Publish More, Publish Smaller
The reason I recommend this strategy is that it helps you combat the biggest obstacle of finishing large posts: Failing to finish. I’m guilty of this myself. Once you imagine writing “The Complete Guide to X”, its easy to get caught, and never publish because you fear that you haven’t tackled a large topic completely enough.
With the smaller post strategy, you can tackle the problem in bite-sized chunks. You could break up the writing into smaller batches, but I think it’s important to publish your writing along the way. It takes the pressure off. It’s easier to create a small post instead of creating THE Thing.
Publishing allows you to get feedback along the way. While the internet has trolls, it also has people that can provide useful feedback. People challenging your ideas can be a good thing. In addition, questions people ask can give you ideas for future pieces of content. For example, the post you are currently reading.
Avoid The Series That Never Ends
One of my first attempts at blogging was to write a series about using the terminal in your web development process. I started the series without a plan and wrote 4 posts over 18 months.
That is not the way to write a web series.

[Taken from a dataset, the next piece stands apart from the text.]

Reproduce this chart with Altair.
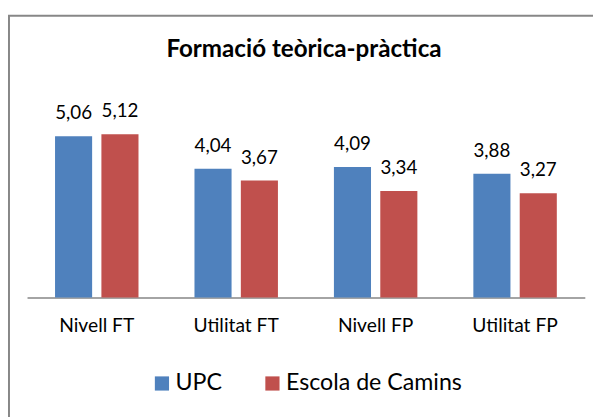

If you want to write a series, I’d recommend not calling it a series from the outset unless you have a solid plan for how you are going to finish the series. In that case, it’s great. Delivering value in a planned, consistent manner builds trust with your audience. Failing to do so will have the opposite effect. Having said that, I don’t think this is an “either-or” decision.
Why Can’t We Have Both?
My recommendation would be to start writing and publishing small pieces of content with a higher frequency. Then, once you have a few under your belt, you can repurpose the content into a longer-form piece. My friend Jason Swett recently produced a great guide using this strategy. He was tackling the problem of deploying Rails apps on AWS, which if you have ever tried you know is a major headache. Instead of writing one long-form guide, he wrote 5 smaller articles and then combined them. It has the added benefit of being more approachable to the reader, and since he solves several smaller problems, he doesn’t get one piece of content out of the process, he gets 6. You can check it out here: How to deploy a Ruby on Rails application to AWS.
You can create long-form content out of short-form content, but its harder to go in the other direction. I’d bias towards a publishing strategy that provides you with less stress, more feedback, and greater flexibility.